À l’instar d’un Noam Chomsky, la plupart, à gauche, estiment que « la technologie est neutre ». D’ailleurs, Chomsky encense la robotique et soutient qu’une « société libertaire voudrait utiliser les technologies les plus avancées qui soient et voudrait même continuellement faire progresser la technologie. Une technologie contemporaine comme, par exemple, la technologie informatique, elle peut être utilisée pour l’oppression, et elle peut être utilisée pour la libération ». Il affirme même que « la seule chose qui puisse éventuellement résoudre nos problèmes environnementaux, ce sont les hautes technologies[4] [les technologies de pointe] ».
Personne, au sein des tendances dominantes de la gauche, n’envisage la désindustrialisation, la sortie de la société industrielle technologique, son démantèlement au profit de petites sociétés à tailles humaines, aussi autosuffisantes et autonomes que possible, fondées sur des technologies douces, sur des basses technologies, comme horizon politique souhaitable.
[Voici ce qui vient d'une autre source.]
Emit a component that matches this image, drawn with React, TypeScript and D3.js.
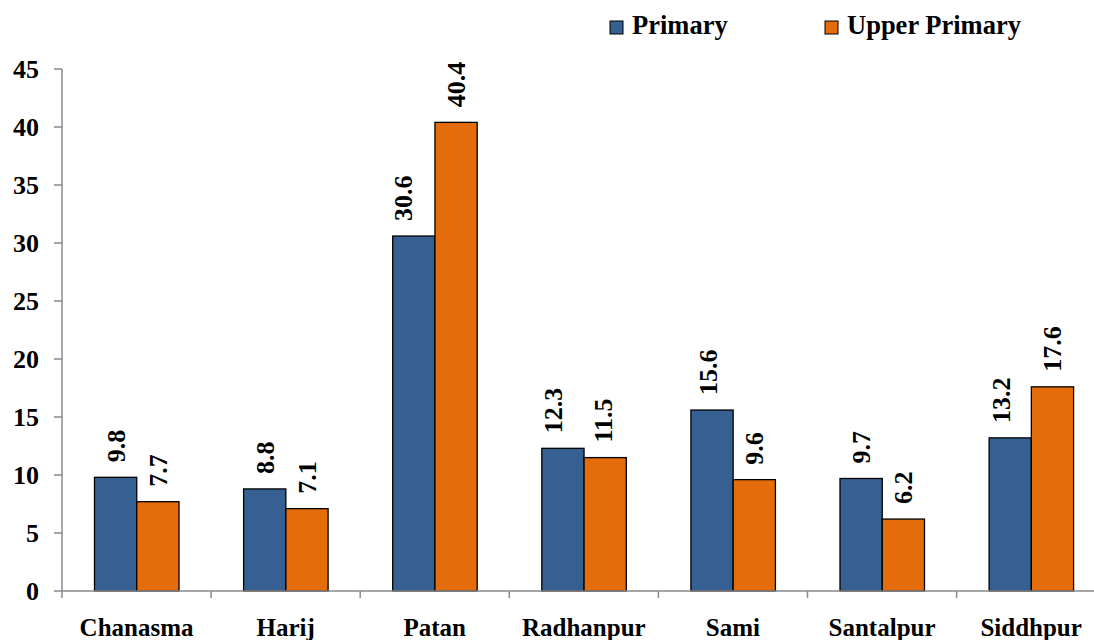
import React from "react";
import * as d3 from "d3";

const categories = ["Chanasma", "Harij", "Patan", "Radhanpur", "Sami", "Santalpur", "Siddhpur"];
const seriesNames = ["Primary", "Upper Primary"];
const primary = [9.8, 8.8, 30.6, 12.3, 15.6, 9.7, 13.2];
const upperPrimary = [7.7, 7.1, 40.4, 11.5, 9.6, 6.2, 17.6];
const yTicks = [0, 5, 10, 15, 20, 25, 30, 35, 40, 45];
const colors = ["#376092", "#E46C0A"];

// layout: horizontal nudge of some data labels as placed in the original
const labelNudge: Record<string, number> = {
  "Primary|Patan": -11,
  "Primary|Radhanpur": -10,
  "Primary|Sami": -4,
  "Primary|Siddhpur": -9,
  "Upper Primary|Radhanpur": -2,
};

const W = 1094;
const H = 640;
const FONT = "Liberation Serif, DejaVu Serif, serif";

export default function App() {
  const x0 = 62;
  const step = 149.1;
  const x = d3.scaleBand<string>().domain(categories).range([x0, x0 + step * categories.length]).padding(0);
  const x1 = d3.scaleBand<string>().domain(seriesNames).range([32.5, 117]).padding(0);
  const y = d3.scaleLinear().domain([0, 45]).range([591, 69]);
  const values = [primary, upperPrimary];
  const axisColor = "#898989";
  const ts = { fontFamily: FONT, fontWeight: 700 as const };

  return (
    <svg width={W} height={H} style={{ position: "absolute", left: 0, top: 0, background: "#fff" }}>
      <line x1={x0} x2={x0} y1={y(45)} y2={y(0)} stroke={axisColor} strokeWidth={1.5} />
      {yTicks.map((t) => (
        <g key={t}>
          <line x1={54} x2={x0} y1={y(t)} y2={y(t)} stroke={axisColor} strokeWidth={1.5} />
          <text x={39} y={y(t) + 9} textAnchor="end" fontSize={26} style={ts} fill="#000">
            {t}
          </text>
        </g>
      ))}
      {categories.map((c, i) => (
        <g key={c} transform={`translate(${x(c)},0)`}>
          {seriesNames.map((s, k) => {
            const v = values[k][i];
            const bx = x1(s)!;
            const bw = x1.bandwidth();
            const dx = labelNudge[`${s}|${c}`] || 0;
            return (
              <g key={s}>
                <rect x={bx} y={y(v)} width={bw} height={y(0) - y(v)} fill={colors[k]} stroke="#000" strokeWidth={1.3} />
                <text
                  transform={`translate(${bx + bw / 2 + 9 + dx},${y(v) - 15}) rotate(-90)`}
                  textAnchor="start"
                  fontSize={26}
                  style={ts}
                  fill="#000"
                >
                  {v.toFixed(1)}
                </text>
              </g>
            );
          })}
        </g>
      ))}
      <line x1={x0} x2={W} y1={y(0)} y2={y(0)} stroke={axisColor} strokeWidth={1.5} />
      {d3.range(categories.length + 1).map((i) => (
        <line key={i} x1={x0 + i * x.bandwidth()} x2={x0 + i * x.bandwidth()} y1={y(0)} y2={y(0) + 7} stroke={axisColor} strokeWidth={1.5} />
      ))}
      {categories.map((c) => (
        <text key={c} x={x(c)! + x.bandwidth() / 2} y={636} textAnchor="middle" fontSize={25} style={ts} fill="#000">
          {c}
        </text>
      ))}
      {seriesNames.map((s, k) => {
        const lx = k === 0 ? 610 : 825;
        return (
          <g key={s}>
            <rect x={lx} y={21} width={13} height={13} fill={colors[k]} stroke="#000" strokeWidth={1} />
            <text x={lx + 22} y={34} fontSize={26.5} style={ts} fill="#000">
              {s}
            </text>
          </g>
        );
      })}
    </svg>
  );
}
Un tel avenir est impensable, parfaitement indésirable. La chimère en laquelle on continue d’espérer, de croire, consiste toujours à communaliser, collectiviser, nationaliser, démocratiser ou étatiser les machines, les hautes technologies et les industries développées par le capitalisme. Le mouvement écologiste lui-même, devenu mouvement pour le climat, ou mouvement climat, ne vise plus qu’à perpétuer la civilisation techno-industrielle capitaliste en la verdissant, au moyen de hautes technologies supposément (faussement) vertes, comprenant celles visant à produire de l’énergie supposément (faussement) propre ou renouvelable.